Stored data:
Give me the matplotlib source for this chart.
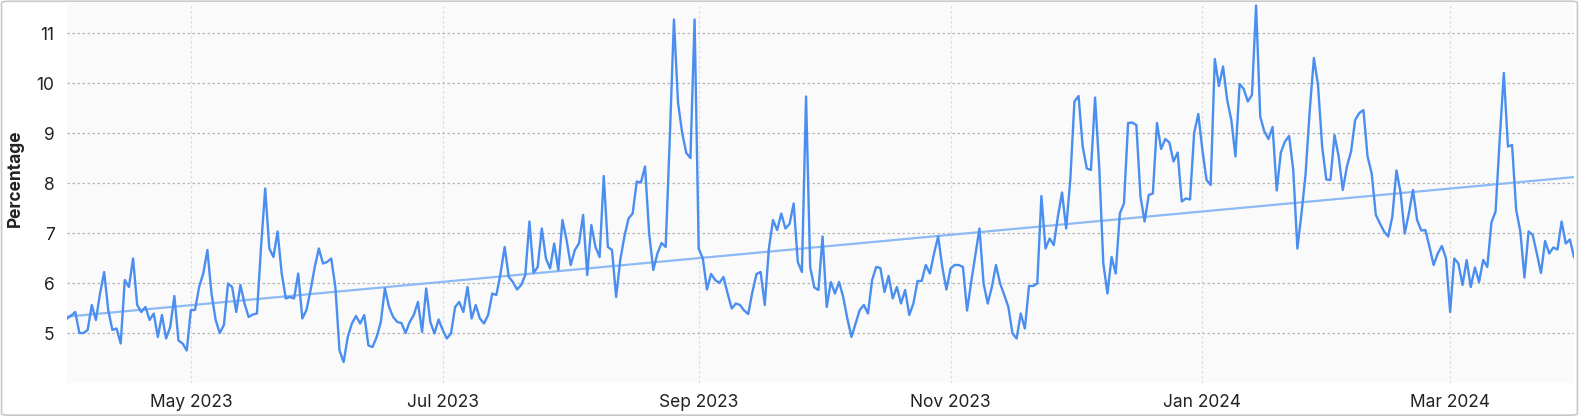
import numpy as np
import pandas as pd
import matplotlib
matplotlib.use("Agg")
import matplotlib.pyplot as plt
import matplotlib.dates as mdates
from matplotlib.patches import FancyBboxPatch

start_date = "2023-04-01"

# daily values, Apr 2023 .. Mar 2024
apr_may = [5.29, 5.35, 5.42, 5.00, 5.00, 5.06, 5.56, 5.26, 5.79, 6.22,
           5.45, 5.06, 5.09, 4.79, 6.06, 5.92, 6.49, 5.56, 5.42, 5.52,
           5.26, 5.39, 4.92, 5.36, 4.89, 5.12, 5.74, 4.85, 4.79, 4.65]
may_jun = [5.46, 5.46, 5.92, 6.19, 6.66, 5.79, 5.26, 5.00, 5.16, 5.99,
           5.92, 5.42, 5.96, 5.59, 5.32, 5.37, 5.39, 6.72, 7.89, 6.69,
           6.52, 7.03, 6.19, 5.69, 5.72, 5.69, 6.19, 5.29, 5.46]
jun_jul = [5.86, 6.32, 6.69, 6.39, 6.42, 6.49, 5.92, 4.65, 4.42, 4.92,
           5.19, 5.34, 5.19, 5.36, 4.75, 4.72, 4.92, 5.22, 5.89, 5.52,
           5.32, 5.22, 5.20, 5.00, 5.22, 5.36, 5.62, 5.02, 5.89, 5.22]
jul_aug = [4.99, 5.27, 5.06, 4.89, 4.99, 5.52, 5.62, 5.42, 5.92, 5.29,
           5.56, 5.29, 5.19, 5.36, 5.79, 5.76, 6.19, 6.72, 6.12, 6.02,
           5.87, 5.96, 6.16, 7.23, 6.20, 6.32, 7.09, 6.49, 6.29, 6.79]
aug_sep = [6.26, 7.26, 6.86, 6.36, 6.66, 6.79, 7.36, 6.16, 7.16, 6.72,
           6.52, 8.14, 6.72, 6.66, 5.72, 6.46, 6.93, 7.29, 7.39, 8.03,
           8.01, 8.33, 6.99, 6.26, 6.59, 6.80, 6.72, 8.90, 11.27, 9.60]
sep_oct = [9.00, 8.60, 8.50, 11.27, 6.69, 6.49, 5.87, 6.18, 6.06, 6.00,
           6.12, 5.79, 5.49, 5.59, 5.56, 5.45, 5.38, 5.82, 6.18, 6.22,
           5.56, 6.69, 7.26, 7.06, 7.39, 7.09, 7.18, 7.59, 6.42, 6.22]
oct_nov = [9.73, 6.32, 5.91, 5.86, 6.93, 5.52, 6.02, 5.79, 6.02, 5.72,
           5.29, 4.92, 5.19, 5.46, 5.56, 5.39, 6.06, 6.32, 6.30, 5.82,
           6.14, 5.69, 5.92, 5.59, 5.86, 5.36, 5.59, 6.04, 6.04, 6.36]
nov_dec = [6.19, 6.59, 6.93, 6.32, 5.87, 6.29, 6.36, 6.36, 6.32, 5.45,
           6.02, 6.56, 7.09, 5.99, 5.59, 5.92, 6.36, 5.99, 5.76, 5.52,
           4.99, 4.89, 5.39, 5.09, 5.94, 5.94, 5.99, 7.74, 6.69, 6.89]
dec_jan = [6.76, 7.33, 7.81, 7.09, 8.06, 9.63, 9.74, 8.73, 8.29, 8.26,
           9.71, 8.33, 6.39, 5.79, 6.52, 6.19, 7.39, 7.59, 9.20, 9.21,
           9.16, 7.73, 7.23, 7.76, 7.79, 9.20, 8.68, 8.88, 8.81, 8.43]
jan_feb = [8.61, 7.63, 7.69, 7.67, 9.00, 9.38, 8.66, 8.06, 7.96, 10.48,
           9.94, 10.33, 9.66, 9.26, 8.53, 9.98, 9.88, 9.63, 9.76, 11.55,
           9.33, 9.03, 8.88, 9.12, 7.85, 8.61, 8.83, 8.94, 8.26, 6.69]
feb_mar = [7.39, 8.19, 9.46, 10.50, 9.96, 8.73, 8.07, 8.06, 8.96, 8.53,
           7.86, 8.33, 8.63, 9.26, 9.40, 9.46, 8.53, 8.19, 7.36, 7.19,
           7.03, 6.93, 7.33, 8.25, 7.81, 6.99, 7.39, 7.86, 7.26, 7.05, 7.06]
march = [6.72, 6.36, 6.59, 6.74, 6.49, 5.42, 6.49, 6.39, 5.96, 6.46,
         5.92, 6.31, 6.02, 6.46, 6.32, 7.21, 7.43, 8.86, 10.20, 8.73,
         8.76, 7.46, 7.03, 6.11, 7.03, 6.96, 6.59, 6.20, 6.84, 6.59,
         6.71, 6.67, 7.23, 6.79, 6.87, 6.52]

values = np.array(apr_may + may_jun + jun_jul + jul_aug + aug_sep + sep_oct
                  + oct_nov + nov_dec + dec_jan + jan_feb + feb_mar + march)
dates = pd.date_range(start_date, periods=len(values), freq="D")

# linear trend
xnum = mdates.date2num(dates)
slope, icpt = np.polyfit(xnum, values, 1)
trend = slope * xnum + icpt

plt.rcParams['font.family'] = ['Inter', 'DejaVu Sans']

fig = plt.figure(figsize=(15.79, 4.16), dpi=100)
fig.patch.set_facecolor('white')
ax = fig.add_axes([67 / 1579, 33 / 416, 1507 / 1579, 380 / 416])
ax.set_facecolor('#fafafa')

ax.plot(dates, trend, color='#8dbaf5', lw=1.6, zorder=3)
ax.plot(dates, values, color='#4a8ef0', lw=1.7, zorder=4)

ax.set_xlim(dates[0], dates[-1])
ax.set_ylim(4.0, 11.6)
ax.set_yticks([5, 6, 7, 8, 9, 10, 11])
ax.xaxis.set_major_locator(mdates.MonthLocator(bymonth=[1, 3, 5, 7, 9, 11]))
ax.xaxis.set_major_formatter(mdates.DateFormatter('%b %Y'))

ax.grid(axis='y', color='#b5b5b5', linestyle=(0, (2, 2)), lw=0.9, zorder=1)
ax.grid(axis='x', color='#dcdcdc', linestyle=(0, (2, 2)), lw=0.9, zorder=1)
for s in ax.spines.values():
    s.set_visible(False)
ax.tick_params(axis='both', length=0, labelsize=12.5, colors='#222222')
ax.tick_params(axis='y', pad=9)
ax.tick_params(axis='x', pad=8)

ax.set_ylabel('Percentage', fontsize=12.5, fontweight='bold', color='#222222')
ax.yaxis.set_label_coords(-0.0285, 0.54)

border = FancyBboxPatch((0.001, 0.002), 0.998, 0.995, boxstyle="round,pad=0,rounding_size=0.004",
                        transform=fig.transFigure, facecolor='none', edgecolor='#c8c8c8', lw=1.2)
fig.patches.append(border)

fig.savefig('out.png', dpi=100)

Problem: Restate the data above exactly, stripping out each image.

Task solution:
Give me the matplotlib source for this chart.
import numpy as np
import pandas as pd
import matplotlib
matplotlib.use("Agg")
import matplotlib.pyplot as plt
import matplotlib.dates as mdates
from matplotlib.patches import FancyBboxPatch

start_date = "2023-04-01"

# daily values, Apr 2023 .. Mar 2024
apr_may = [5.29, 5.35, 5.42, 5.00, 5.00, 5.06, 5.56, 5.26, 5.79, 6.22,
           5.45, 5.06, 5.09, 4.79, 6.06, 5.92, 6.49, 5.56, 5.42, 5.52,
           5.26, 5.39, 4.92, 5.36, 4.89, 5.12, 5.74, 4.85, 4.79, 4.65]
may_jun = [5.46, 5.46, 5.92, 6.19, 6.66, 5.79, 5.26, 5.00, 5.16, 5.99,
           5.92, 5.42, 5.96, 5.59, 5.32, 5.37, 5.39, 6.72, 7.89, 6.69,
           6.52, 7.03, 6.19, 5.69, 5.72, 5.69, 6.19, 5.29, 5.46]
jun_jul = [5.86, 6.32, 6.69, 6.39, 6.42, 6.49, 5.92, 4.65, 4.42, 4.92,
           5.19, 5.34, 5.19, 5.36, 4.75, 4.72, 4.92, 5.22, 5.89, 5.52,
           5.32, 5.22, 5.20, 5.00, 5.22, 5.36, 5.62, 5.02, 5.89, 5.22]
jul_aug = [4.99, 5.27, 5.06, 4.89, 4.99, 5.52, 5.62, 5.42, 5.92, 5.29,
           5.56, 5.29, 5.19, 5.36, 5.79, 5.76, 6.19, 6.72, 6.12, 6.02,
           5.87, 5.96, 6.16, 7.23, 6.20, 6.32, 7.09, 6.49, 6.29, 6.79]
aug_sep = [6.26, 7.26, 6.86, 6.36, 6.66, 6.79, 7.36, 6.16, 7.16, 6.72,
           6.52, 8.14, 6.72, 6.66, 5.72, 6.46, 6.93, 7.29, 7.39, 8.03,
           8.01, 8.33, 6.99, 6.26, 6.59, 6.80, 6.72, 8.90, 11.27, 9.60]
sep_oct = [9.00, 8.60, 8.50, 11.27, 6.69, 6.49, 5.87, 6.18, 6.06, 6.00,
           6.12, 5.79, 5.49, 5.59, 5.56, 5.45, 5.38, 5.82, 6.18, 6.22,
           5.56, 6.69, 7.26, 7.06, 7.39, 7.09, 7.18, 7.59, 6.42, 6.22]
oct_nov = [9.73, 6.32, 5.91, 5.86, 6.93, 5.52, 6.02, 5.79, 6.02, 5.72,
           5.29, 4.92, 5.19, 5.46, 5.56, 5.39, 6.06, 6.32, 6.30, 5.82,
           6.14, 5.69, 5.92, 5.59, 5.86, 5.36, 5.59, 6.04, 6.04, 6.36]
nov_dec = [6.19, 6.59, 6.93, 6.32, 5.87, 6.29, 6.36, 6.36, 6.32, 5.45,
           6.02, 6.56, 7.09, 5.99, 5.59, 5.92, 6.36, 5.99, 5.76, 5.52,
           4.99, 4.89, 5.39, 5.09, 5.94, 5.94, 5.99, 7.74, 6.69, 6.89]
dec_jan = [6.76, 7.33, 7.81, 7.09, 8.06, 9.63, 9.74, 8.73, 8.29, 8.26,
           9.71, 8.33, 6.39, 5.79, 6.52, 6.19, 7.39, 7.59, 9.20, 9.21,
           9.16, 7.73, 7.23, 7.76, 7.79, 9.20, 8.68, 8.88, 8.81, 8.43]
jan_feb = [8.61, 7.63, 7.69, 7.67, 9.00, 9.38, 8.66, 8.06, 7.96, 10.48,
           9.94, 10.33, 9.66, 9.26, 8.53, 9.98, 9.88, 9.63, 9.76, 11.55,
           9.33, 9.03, 8.88, 9.12, 7.85, 8.61, 8.83, 8.94, 8.26, 6.69]
feb_mar = [7.39, 8.19, 9.46, 10.50, 9.96, 8.73, 8.07, 8.06, 8.96, 8.53,
           7.86, 8.33, 8.63, 9.26, 9.40, 9.46, 8.53, 8.19, 7.36, 7.19,
           7.03, 6.93, 7.33, 8.25, 7.81, 6.99, 7.39, 7.86, 7.26, 7.05, 7.06]
march = [6.72, 6.36, 6.59, 6.74, 6.49, 5.42, 6.49, 6.39, 5.96, 6.46,
         5.92, 6.31, 6.02, 6.46, 6.32, 7.21, 7.43, 8.86, 10.20, 8.73,
         8.76, 7.46, 7.03, 6.11, 7.03, 6.96, 6.59, 6.20, 6.84, 6.59,
         6.71, 6.67, 7.23, 6.79, 6.87, 6.52]

values = np.array(apr_may + may_jun + jun_jul + jul_aug + aug_sep + sep_oct
                  + oct_nov + nov_dec + dec_jan + jan_feb + feb_mar + march)
dates = pd.date_range(start_date, periods=len(values), freq="D")

# linear trend
xnum = mdates.date2num(dates)
slope, icpt = np.polyfit(xnum, values, 1)
trend = slope * xnum + icpt

plt.rcParams['font.family'] = ['Inter', 'DejaVu Sans']

fig = plt.figure(figsize=(15.79, 4.16), dpi=100)
fig.patch.set_facecolor('white')
ax = fig.add_axes([67 / 1579, 33 / 416, 1507 / 1579, 380 / 416])
ax.set_facecolor('#fafafa')

ax.plot(dates, trend, color='#8dbaf5', lw=1.6, zorder=3)
ax.plot(dates, values, color='#4a8ef0', lw=1.7, zorder=4)

ax.set_xlim(dates[0], dates[-1])
ax.set_ylim(4.0, 11.6)
ax.set_yticks([5, 6, 7, 8, 9, 10, 11])
ax.xaxis.set_major_locator(mdates.MonthLocator(bymonth=[1, 3, 5, 7, 9, 11]))
ax.xaxis.set_major_formatter(mdates.DateFormatter('%b %Y'))

ax.grid(axis='y', color='#b5b5b5', linestyle=(0, (2, 2)), lw=0.9, zorder=1)
ax.grid(axis='x', color='#dcdcdc', linestyle=(0, (2, 2)), lw=0.9, zorder=1)
for s in ax.spines.values():
    s.set_visible(False)
ax.tick_params(axis='both', length=0, labelsize=12.5, colors='#222222')
ax.tick_params(axis='y', pad=9)
ax.tick_params(axis='x', pad=8)

ax.set_ylabel('Percentage', fontsize=12.5, fontweight='bold', color='#222222')
ax.yaxis.set_label_coords(-0.0285, 0.54)

border = FancyBboxPatch((0.001, 0.002), 0.998, 0.995, boxstyle="round,pad=0,rounding_size=0.004",
                        transform=fig.transFigure, facecolor='none', edgecolor='#c8c8c8', lw=1.2)
fig.patches.append(border)

fig.savefig('out.png', dpi=100)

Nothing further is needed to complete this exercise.